A stack-based virtual machine written and verified entirely in Rocq.
The VM supports conditional jump, memory assignments, outputting a result (halting with value), and manipulation of items in the stack (which is fairly easy to extend, simply by modifying Instruction.v and copying proof cases based on the argument count). So, all the major instructions that may need 'different' proof cases are covered, and any other instruction is very easy to add.
The VM also features a concept of 'fuel' to prevent itself from running forever. Within the interpret function, the VM is given an initial fuel value, and the interpret function consumes one unit for each instruction executed. If the fuel runs out, the VM halts with an error.

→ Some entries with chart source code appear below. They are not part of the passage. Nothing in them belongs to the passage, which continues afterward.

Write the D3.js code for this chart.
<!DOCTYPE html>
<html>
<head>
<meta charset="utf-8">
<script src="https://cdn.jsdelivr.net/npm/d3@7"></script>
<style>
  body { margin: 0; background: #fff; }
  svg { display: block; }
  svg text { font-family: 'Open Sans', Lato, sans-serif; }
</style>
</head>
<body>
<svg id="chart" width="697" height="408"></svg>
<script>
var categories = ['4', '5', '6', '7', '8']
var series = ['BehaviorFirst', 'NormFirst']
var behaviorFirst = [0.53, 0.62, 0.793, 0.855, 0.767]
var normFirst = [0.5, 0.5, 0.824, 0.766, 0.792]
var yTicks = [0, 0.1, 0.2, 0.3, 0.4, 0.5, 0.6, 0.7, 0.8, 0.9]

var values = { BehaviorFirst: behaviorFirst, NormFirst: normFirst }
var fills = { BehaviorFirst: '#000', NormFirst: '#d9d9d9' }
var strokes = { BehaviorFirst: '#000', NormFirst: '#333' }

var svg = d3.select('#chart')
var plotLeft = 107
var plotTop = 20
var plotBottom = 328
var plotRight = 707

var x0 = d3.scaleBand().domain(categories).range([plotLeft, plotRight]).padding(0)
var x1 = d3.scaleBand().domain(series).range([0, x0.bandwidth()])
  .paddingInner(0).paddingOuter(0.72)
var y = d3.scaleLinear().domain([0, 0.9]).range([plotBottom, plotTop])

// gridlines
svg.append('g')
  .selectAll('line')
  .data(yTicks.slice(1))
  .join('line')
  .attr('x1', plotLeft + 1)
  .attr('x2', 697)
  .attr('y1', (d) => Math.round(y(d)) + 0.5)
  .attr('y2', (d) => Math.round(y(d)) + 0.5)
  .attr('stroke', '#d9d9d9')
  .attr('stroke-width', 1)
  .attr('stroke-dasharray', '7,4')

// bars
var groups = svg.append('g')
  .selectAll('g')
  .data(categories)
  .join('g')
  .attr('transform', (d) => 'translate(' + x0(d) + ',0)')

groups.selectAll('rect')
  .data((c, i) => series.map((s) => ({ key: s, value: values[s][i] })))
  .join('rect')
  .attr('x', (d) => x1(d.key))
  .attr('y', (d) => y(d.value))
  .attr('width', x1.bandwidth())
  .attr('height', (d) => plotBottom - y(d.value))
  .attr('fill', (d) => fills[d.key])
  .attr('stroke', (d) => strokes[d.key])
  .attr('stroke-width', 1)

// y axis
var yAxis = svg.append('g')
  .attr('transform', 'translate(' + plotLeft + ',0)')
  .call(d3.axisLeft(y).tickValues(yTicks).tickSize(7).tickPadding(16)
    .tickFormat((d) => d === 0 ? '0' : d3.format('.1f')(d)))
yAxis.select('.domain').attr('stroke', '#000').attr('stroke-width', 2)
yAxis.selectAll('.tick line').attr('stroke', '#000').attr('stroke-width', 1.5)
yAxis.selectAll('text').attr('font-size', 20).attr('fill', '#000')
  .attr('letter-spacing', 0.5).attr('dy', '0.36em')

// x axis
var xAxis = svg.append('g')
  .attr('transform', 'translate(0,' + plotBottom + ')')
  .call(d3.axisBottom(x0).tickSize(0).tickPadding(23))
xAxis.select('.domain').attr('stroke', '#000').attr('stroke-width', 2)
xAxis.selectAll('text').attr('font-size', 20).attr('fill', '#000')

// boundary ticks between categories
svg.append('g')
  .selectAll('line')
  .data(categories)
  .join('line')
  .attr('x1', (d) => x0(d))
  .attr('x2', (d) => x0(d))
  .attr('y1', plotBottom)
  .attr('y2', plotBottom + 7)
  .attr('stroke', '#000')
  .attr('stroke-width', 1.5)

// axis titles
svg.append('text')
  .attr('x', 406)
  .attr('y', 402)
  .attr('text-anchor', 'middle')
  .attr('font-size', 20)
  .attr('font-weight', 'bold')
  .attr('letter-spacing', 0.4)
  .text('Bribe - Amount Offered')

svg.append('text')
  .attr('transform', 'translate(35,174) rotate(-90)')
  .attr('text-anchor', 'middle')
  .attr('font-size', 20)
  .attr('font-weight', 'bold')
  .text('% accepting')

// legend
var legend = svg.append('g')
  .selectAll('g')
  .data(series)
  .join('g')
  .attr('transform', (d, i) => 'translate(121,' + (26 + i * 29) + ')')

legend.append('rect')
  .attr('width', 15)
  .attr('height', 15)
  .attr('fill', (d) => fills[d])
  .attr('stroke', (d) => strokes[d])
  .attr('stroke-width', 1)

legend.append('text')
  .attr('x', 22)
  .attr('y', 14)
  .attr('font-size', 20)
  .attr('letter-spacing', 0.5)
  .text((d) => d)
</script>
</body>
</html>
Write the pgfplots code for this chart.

The operational semantics for the language are defined in Semantics.v.
Below are some of the major proofs in VmProofs.v. These are the most important ones, but there are many other lemmas and theorems that are not listed here:
- Soundness and completeness of the interpret function with respect to the semantics.
- Soundness and completeness of the interpret all function with respect to the semantics.
- If the VM succeeds with a given fuel and outputs
a, it must also outputawith a fuel value higher than the original. - Proofs regarding halting and terminal state.
- Lemmas about the empty program's behaviour.
Run make to build the project. This invokes coq_makefile to generate another Makefile, which is then executed by the original Makefile. Because of this, you don't need to run coq_makefile each time after modifying _CoqProject.
Extraction to OCaml is supported, and done automatically by the make command.
VeVM is licensed under the MIT License. See the LICENSE file for more details.